--- Given records ---
================================
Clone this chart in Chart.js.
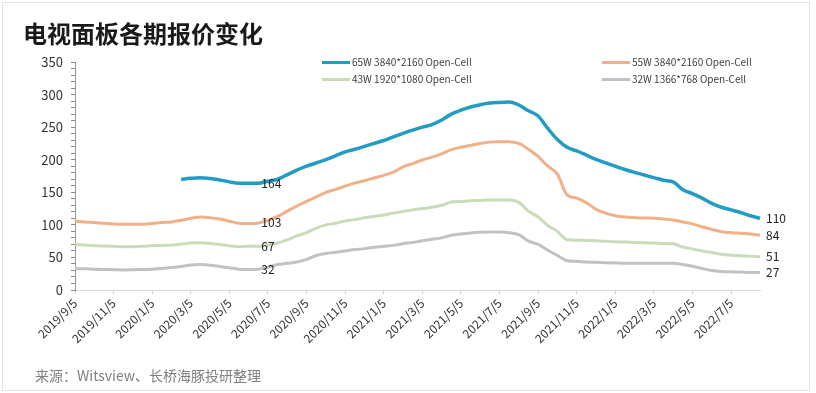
<!DOCTYPE html>
<html>
<head>
<meta charset="utf-8">
<script src="https://cdn.jsdelivr.net/npm/chart.js@4"></script>
<style>
  html, body { margin:0; padding:0; background:#fff; }
  #wrap { position:relative; width:816px; height:393px; overflow:hidden; font-family:"Noto Sans CJK SC","Noto Sans",sans-serif; }
  #frame { position:absolute; left:2px; top:2px; width:806px; height:387px; border:1px solid #e4e4e4; pointer-events:none; }
  #title { position:absolute; left:23px; top:21px; font-size:24px; line-height:24px; font-weight:bold; color:#1a1a1a; white-space:nowrap; }
  #source { position:absolute; left:35px; top:367px; font-size:14px; line-height:16px; color:#7f7f7f; white-space:nowrap; }
  .lg { position:absolute; font-size:10px; line-height:12px; color:#404040; white-space:nowrap; }
  .lg i { position:absolute; left:0; top:5px; width:28px; height:3px; }
  .lg span { position:absolute; left:30px; top:0; }
  canvas { position:absolute; left:0; top:0; }
</style>
</head>
<body>
<div id="wrap">
  <canvas id="c" width="816" height="393"></canvas>
  <div id="title">电视面板各期报价变化</div>
  <div id="source">来源：Witsview、长桥海豚投研整理</div>
  <div id="frame"></div>
</div>
<script>
const categories = [
  "2019/9/5","2019/9/20","2019/10/5","2019/10/20","2019/11/5","2019/11/20","2019/12/5","2019/12/20",
  "2020/1/5","2020/1/20","2020/2/5","2020/2/20","2020/3/5","2020/3/20","2020/4/5","2020/4/20",
  "2020/5/5","2020/5/20","2020/6/5","2020/6/20","2020/7/5","2020/7/20","2020/8/5","2020/8/20",
  "2020/9/5","2020/9/20","2020/10/5","2020/10/20","2020/11/5","2020/11/20","2020/12/5","2020/12/20",
  "2021/1/5","2021/1/20","2021/2/5","2021/2/20","2021/3/5","2021/3/20","2021/4/5","2021/4/20",
  "2021/5/5","2021/5/20","2021/6/5","2021/6/20","2021/7/5","2021/7/20","2021/8/5","2021/8/20",
  "2021/9/5","2021/9/20","2021/10/5","2021/10/20","2021/11/5","2021/11/20","2021/12/5","2021/12/20",
  "2022/1/5","2022/1/20","2022/2/5","2022/2/20","2022/3/5","2022/3/20","2022/4/5","2022/4/20",
  "2022/5/5","2022/5/20","2022/6/5","2022/6/20","2022/7/5","2022/7/20","2022/8/5","2022/8/20"
];
const tickLabels = [
  "2019/9/5","2019/11/5","2020/1/5","2020/3/5","2020/5/5","2020/7/5","2020/9/5","2020/11/5",
  "2021/1/5","2021/3/5","2021/5/5","2021/7/5","2021/9/5","2021/11/5","2022/1/5","2022/3/5",
  "2022/5/5","2022/7/5"
];
const yTickLabels = [0, 50, 100, 150, 200, 250, 300, 350];

const seriesNames = ["65W 3840*2160 Open-Cell","55W 3840*2160 Open-Cell","43W 1920*1080 Open-Cell","32W 1366*768 Open-Cell"];

const s65 = [null,null,null,null,null,null,null,null,null,null,null,
  170,171.5,172.4,171,169,166,164,164,164,167,170,177,184,
  190,195,200,206,212,216,220.5,225,229.5,235,240.5,245.5,
  250,254,261,270,276,281,284.5,287,288,288.5,284,275,
  267,248,231,219,213.5,207,200.5,195,190,185,180.5,176.5,
  172.5,168.5,166,154,148,141,133,127,123,119,114,110];
const s55 = [106,104.5,103.5,102.3,101.5,101,100.8,101,102,103.5,104.5,107,
  110,112,111,109,105.5,102.5,102,103,107,113,121,129,
  136,143,150,154.5,159.5,164,167.8,172,176,181,189,194,
  199.5,204,209,215.5,219,222,225,227,227.5,227.7,225,216,
  205,190,178,146,141,134,124,118,114,112,111,110.5,
  110,109,107.5,104.5,101.5,97,93,89.5,88,87,86,84];
const s43 = [70,69,68,67.5,67,66.5,66.5,67,68,68.5,69,70.5,
  72,72.5,71.5,70,68,66.5,67,67,69,72,77,83,
  88,95,100,102.5,106,108,111,113,115,118,120.5,123,
  125,127,130,135,136,137,137.5,138,138,138,134.5,121,
  112,99,90,77,76.5,76,75.5,75,74,73.5,73,72.5,
  72,71.5,71,66,63,60,57.5,55,53.5,52.5,52,51];
const s32 = [33,32.5,32,31.5,31,30.7,31,31.5,32,33,34.5,36,
  38.5,39,38,36,34,32,31.5,32,35,39,41,43,
  47,53,56,58,60,62,63.5,65.5,67,68.5,71,73,
  75.5,78,80,84,86,87.5,88.5,89,89,88,85,75,
  70,61,53,45,44,43,42.5,42,41.5,41,41,41,
  41,41,41,39,36.5,33,30,28.5,28,27.5,27,27];

const labelAt = [19, 71];
const labelText = [["164","110"],["103","84"],["67","51"],["32","27"]];

const colors = ["#229cc3","#f0b088","#c8dcba","#c2c2c2"];
const widths = [3.5,3,3,3];
const seriesData = [s65, s55, s43, s32];

// HTML legend (two columns)
const legendPos = [[322,56],[602,56],[322,73],[602,73]];
const wrap = document.getElementById('wrap');
seriesNames.forEach((n, i) => {
  const d = document.createElement('div');
  d.className = 'lg';
  d.style.left = legendPos[i][0] + 'px';
  d.style.top = legendPos[i][1] + 'px';
  d.innerHTML = '<i style="background:' + colors[i] + '"></i><span>' + n + '</span>';
  wrap.appendChild(d);
});

const dataLabelPlugin = {
  id: 'dataLabels',
  afterDatasetsDraw(chart) {
    const ctx = chart.ctx;
    ctx.save();
    ctx.font = '12px "Noto Sans CJK SC", "Noto Sans", sans-serif';
    ctx.fillStyle = '#222';
    ctx.textAlign = 'left';
    ctx.textBaseline = 'middle';
    chart.data.datasets.forEach((ds, di) => {
      const meta = chart.getDatasetMeta(di);
      labelAt.forEach((idx, k) => {
        const p = meta.data[idx];
        if (!p) return;
        ctx.fillText(labelText[di][k], p.x + (k === 0 ? 3 : 6), p.y);
      });
    });
    ctx.restore();
  }
};

new Chart(document.getElementById('c'), {
  type: 'line',
  data: {
    labels: categories,
    datasets: seriesData.map((d, i) => ({
      label: seriesNames[i],
      data: d,
      borderColor: colors[i],
      backgroundColor: colors[i],
      borderWidth: widths[i],
      pointRadius: 0,
      tension: 0.35,
      cubicInterpolationMode: 'monotone',
      spanGaps: false,
      order: i
    }))
  },
  options: {
    responsive: false,
    animation: false,
    layout: { padding: { left: 0, top: 62, right: 56, bottom: 0 } },
    plugins: { legend: { display: false }, tooltip: { enabled: false } },
    scales: {
      x: {
        type: 'category',
        offset: false,
        afterFit(scale) { scale.height = 103; },
        grid: { display: true, drawOnChartArea: false, drawTicks: true, tickLength: 4, color: '#cfcfcf' },
        border: { display: true, color: '#d9d9d9', width: 1 },
        ticks: {
          autoSkip: false,
          minRotation: 45,
          maxRotation: 45,
          padding: 2,
          color: '#333',
          font: { size: 12, family: '"Noto Sans CJK SC","Noto Sans",sans-serif' },
          callback(v, i) {
            const lab = categories[i];
            return tickLabels.includes(lab) ? lab : null;
          }
        }
      },
      y: {
        min: 0,
        max: 350,
        afterFit(scale) { scale.width = 75; },
        grid: { display: true, drawOnChartArea: false, drawTicks: true, tickLength: 4, color: '#888' },
        border: { display: true, color: '#999', width: 1 },
        ticks: {
          stepSize: 10,
          autoSkip: false,
          padding: 8,
          color: '#333',
          font: { size: 13, family: '"Noto Sans CJK SC","Noto Sans",sans-serif' },
          callback(v) { return yTickLabels.includes(v) ? String(v) : ''; }
        }
      }
    }
  },
  plugins: [dataLabelPlugin]
});
</script>
</body>
</html>
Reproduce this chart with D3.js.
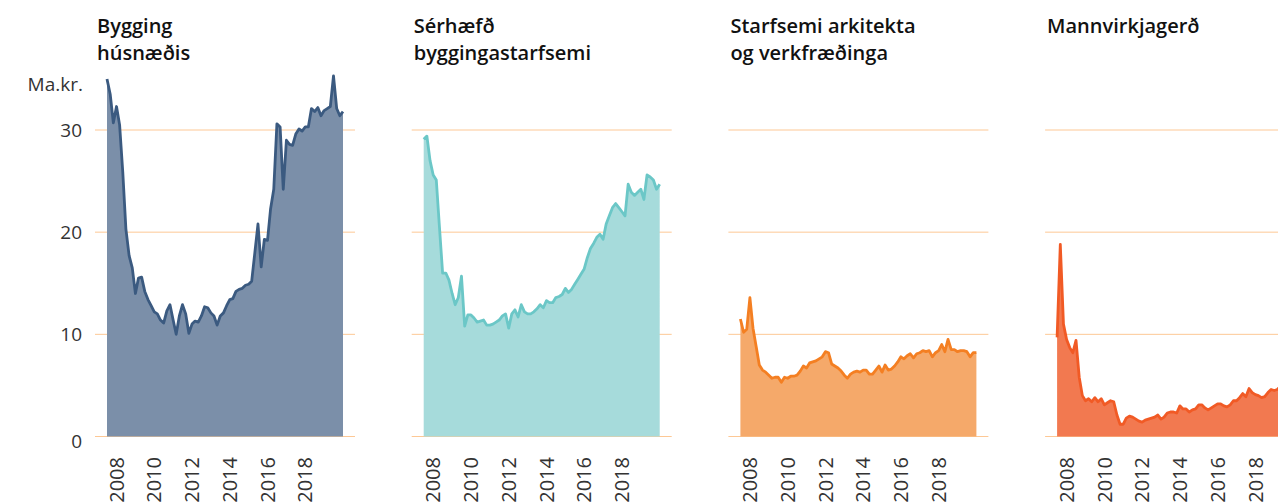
================================
--- Written request ---
Collect from the data above every line that includes "this".

--- Response to the exercise ---
Clone this chart in Chart.js.
Reproduce this chart with D3.js.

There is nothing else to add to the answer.